Written instruction:
Repeat the data that follows, word for word, without the images.

Recorded information:

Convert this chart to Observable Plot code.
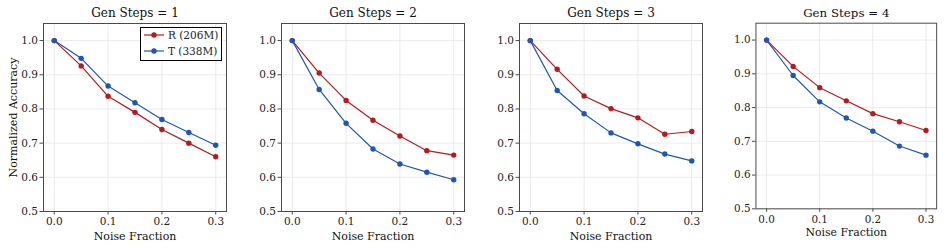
<!DOCTYPE html>
<html>
<head>
<meta charset="utf-8">
<script src="https://cdn.jsdelivr.net/npm/d3@7"></script>
<script src="https://cdn.jsdelivr.net/npm/@observablehq/plot@0.6"></script>
<style>
  html, body { margin: 0; padding: 0; background: #fff; }
  #root { position: relative; width: 947px; height: 249px; font-family: "DejaVu Serif", serif; }
  .panel { position: absolute; top: 0; }
  .legend { position: absolute; left: 140px; top: 27px; width: 80px; height: 32px; border: 1px solid #000; background: #fff; font-size: 10.5px; color: #222; }
  .legend .row { position: absolute; left: 3px; height: 14px; display: flex; align-items: center; white-space: nowrap; }
  .legend svg { margin-right: 4px; }
</style>
</head>
<body>
<div id="root"></div>
<script>
const noise = [0, 0.05, 0.1, 0.15, 0.2, 0.25, 0.3];
const panelTitles = ["Gen Steps = 1", "Gen Steps = 2", "Gen Steps = 3", "Gen Steps = 4"];
const seriesNames = ["R (206M)", "T (338M)"];
const seriesColors = ["#b31b1f", "#1f56b3"];
const R = [
  [1.0, 0.926, 0.837, 0.790, 0.740, 0.700, 0.660],
  [1.0, 0.905, 0.825, 0.767, 0.721, 0.678, 0.665],
  [1.0, 0.916, 0.838, 0.801, 0.774, 0.726, 0.734],
  [1.0, 0.922, 0.859, 0.820, 0.782, 0.758, 0.732]
];
const T = [
  [1.0, 0.948, 0.867, 0.818, 0.769, 0.731, 0.694],
  [1.0, 0.857, 0.758, 0.683, 0.639, 0.615, 0.593],
  [1.0, 0.854, 0.786, 0.730, 0.698, 0.668, 0.648],
  [1.0, 0.895, 0.817, 0.769, 0.730, 0.686, 0.659]
];
const xTicks = [0, 0.1, 0.2, 0.3];
const yTicks = [0.5, 0.6, 0.7, 0.8, 0.9, 1.0];
const xLabel = "Noise Fraction";
const yLabel = "Normalized Accuracy";

const root = document.getElementById("root");
const svgLefts = [0, 238, 476, 713];
const ML = 43, MR = 11, W = 237;

for (let p = 0; p < 4; p++) {
  const data = [];
  noise.forEach((x, i) => {
    data.push({x, y: R[p][i], s: seriesNames[0]});
    data.push({x, y: T[p][i], s: seriesNames[1]});
  });
  const marks = [
    Plot.gridX(xTicks, {stroke: "#e6e6e6", strokeOpacity: 1, strokeWidth: 0.8}),
    Plot.gridY(yTicks, {stroke: "#e6e6e6", strokeOpacity: 1, strokeWidth: 0.8}),
    Plot.line(data, {x: "x", y: "y", z: "s", stroke: "s", strokeWidth: 1.2}),
    Plot.dot(data, {x: "x", y: "y", fill: "s", r: 2.7}),
    Plot.frame({stroke: "#4a4a4a", strokeWidth: 1}),
    Plot.axisX(xTicks, {tickFormat: d3.format(".1f"), tickSize: 3.5, tickPadding: 3, fontSize: 10.5, label: null, stroke: "#4a4a4a", color: "#222"}),
    Plot.axisY(yTicks, {tickFormat: d3.format(".1f"), tickSize: 3.5, tickPadding: 2, fontSize: 10.5, label: null, stroke: "#4a4a4a", color: "#222"}),
    Plot.text([panelTitles[p]], {frameAnchor: "top", lineAnchor: "middle", dy: -10.5, fontSize: 12, fill: "#111"}),
    Plot.text([xLabel], {frameAnchor: "bottom", lineAnchor: "middle", dy: 24.5, fontSize: 11, fill: "#111"})
  ];
  if (p === 0) {
    marks.push(Plot.text([yLabel], {frameAnchor: "left", textAnchor: "middle", lineAnchor: "middle", dx: -30.5, rotate: -90, fontSize: 11, fill: "#111"}));
  }
  const chart = Plot.plot({
    width: W, height: 249,
    marginLeft: ML, marginRight: MR, marginTop: 23, marginBottom: 38,
    style: {fontFamily: "DejaVu Serif", background: "transparent", overflow: "visible"},
    x: {domain: [-0.02, 0.32]},
    y: {domain: [0.5, 1.05]},
    color: {domain: seriesNames, range: seriesColors},
    marks
  });
  const div = document.createElement("div");
  div.className = "panel";
  div.style.left = svgLefts[p] + "px";
  div.appendChild(chart);
  root.appendChild(div);
}

// legend
const leg = document.createElement("div");
leg.className = "legend";
seriesNames.forEach((name, i) => {
  const row = document.createElement("div");
  row.className = "row";
  row.style.top = (i === 0 ? 0 : 16) + "px";
  const c = seriesColors[i];
  row.innerHTML = `<svg width="20" height="8"><line x1="0" x2="20" y1="4" y2="4" stroke="${c}" stroke-width="1.2"/><circle cx="10" cy="4" r="2.7" fill="${c}"/></svg><span>${name}</span>`;
  leg.appendChild(row);
});
root.appendChild(leg);
</script>
</body>
</html>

Response to the task:
Convert this chart to Observable Plot code.
<!DOCTYPE html>
<html>
<head>
<meta charset="utf-8">
<script src="https://cdn.jsdelivr.net/npm/d3@7"></script>
<script src="https://cdn.jsdelivr.net/npm/@observablehq/plot@0.6"></script>
<style>
  html, body { margin: 0; padding: 0; background: #fff; }
  #root { position: relative; width: 947px; height: 249px; font-family: "DejaVu Serif", serif; }
  .panel { position: absolute; top: 0; }
  .legend { position: absolute; left: 140px; top: 27px; width: 80px; height: 32px; border: 1px solid #000; background: #fff; font-size: 10.5px; color: #222; }
  .legend .row { position: absolute; left: 3px; height: 14px; display: flex; align-items: center; white-space: nowrap; }
  .legend svg { margin-right: 4px; }
</style>
</head>
<body>
<div id="root"></div>
<script>
const noise = [0, 0.05, 0.1, 0.15, 0.2, 0.25, 0.3];
const panelTitles = ["Gen Steps = 1", "Gen Steps = 2", "Gen Steps = 3", "Gen Steps = 4"];
const seriesNames = ["R (206M)", "T (338M)"];
const seriesColors = ["#b31b1f", "#1f56b3"];
const R = [
  [1.0, 0.926, 0.837, 0.790, 0.740, 0.700, 0.660],
  [1.0, 0.905, 0.825, 0.767, 0.721, 0.678, 0.665],
  [1.0, 0.916, 0.838, 0.801, 0.774, 0.726, 0.734],
  [1.0, 0.922, 0.859, 0.820, 0.782, 0.758, 0.732]
];
const T = [
  [1.0, 0.948, 0.867, 0.818, 0.769, 0.731, 0.694],
  [1.0, 0.857, 0.758, 0.683, 0.639, 0.615, 0.593],
  [1.0, 0.854, 0.786, 0.730, 0.698, 0.668, 0.648],
  [1.0, 0.895, 0.817, 0.769, 0.730, 0.686, 0.659]
];
const xTicks = [0, 0.1, 0.2, 0.3];
const yTicks = [0.5, 0.6, 0.7, 0.8, 0.9, 1.0];
const xLabel = "Noise Fraction";
const yLabel = "Normalized Accuracy";

const root = document.getElementById("root");
const svgLefts = [0, 238, 476, 713];
const ML = 43, MR = 11, W = 237;

for (let p = 0; p < 4; p++) {
  const data = [];
  noise.forEach((x, i) => {
    data.push({x, y: R[p][i], s: seriesNames[0]});
    data.push({x, y: T[p][i], s: seriesNames[1]});
  });
  const marks = [
    Plot.gridX(xTicks, {stroke: "#e6e6e6", strokeOpacity: 1, strokeWidth: 0.8}),
    Plot.gridY(yTicks, {stroke: "#e6e6e6", strokeOpacity: 1, strokeWidth: 0.8}),
    Plot.line(data, {x: "x", y: "y", z: "s", stroke: "s", strokeWidth: 1.2}),
    Plot.dot(data, {x: "x", y: "y", fill: "s", r: 2.7}),
    Plot.frame({stroke: "#4a4a4a", strokeWidth: 1}),
    Plot.axisX(xTicks, {tickFormat: d3.format(".1f"), tickSize: 3.5, tickPadding: 3, fontSize: 10.5, label: null, stroke: "#4a4a4a", color: "#222"}),
    Plot.axisY(yTicks, {tickFormat: d3.format(".1f"), tickSize: 3.5, tickPadding: 2, fontSize: 10.5, label: null, stroke: "#4a4a4a", color: "#222"}),
    Plot.text([panelTitles[p]], {frameAnchor: "top", lineAnchor: "middle", dy: -10.5, fontSize: 12, fill: "#111"}),
    Plot.text([xLabel], {frameAnchor: "bottom", lineAnchor: "middle", dy: 24.5, fontSize: 11, fill: "#111"})
  ];
  if (p === 0) {
    marks.push(Plot.text([yLabel], {frameAnchor: "left", textAnchor: "middle", lineAnchor: "middle", dx: -30.5, rotate: -90, fontSize: 11, fill: "#111"}));
  }
  const chart = Plot.plot({
    width: W, height: 249,
    marginLeft: ML, marginRight: MR, marginTop: 23, marginBottom: 38,
    style: {fontFamily: "DejaVu Serif", background: "transparent", overflow: "visible"},
    x: {domain: [-0.02, 0.32]},
    y: {domain: [0.5, 1.05]},
    color: {domain: seriesNames, range: seriesColors},
    marks
  });
  const div = document.createElement("div");
  div.className = "panel";
  div.style.left = svgLefts[p] + "px";
  div.appendChild(chart);
  root.appendChild(div);
}

// legend
const leg = document.createElement("div");
leg.className = "legend";
seriesNames.forEach((name, i) => {
  const row = document.createElement("div");
  row.className = "row";
  row.style.top = (i === 0 ? 0 : 16) + "px";
  const c = seriesColors[i];
  row.innerHTML = `<svg width="20" height="8"><line x1="0" x2="20" y1="4" y2="4" stroke="${c}" stroke-width="1.2"/><circle cx="10" cy="4" r="2.7" fill="${c}"/></svg><span>${name}</span>`;
  leg.appendChild(row);
});
root.appendChild(leg);
</script>
</body>
</html>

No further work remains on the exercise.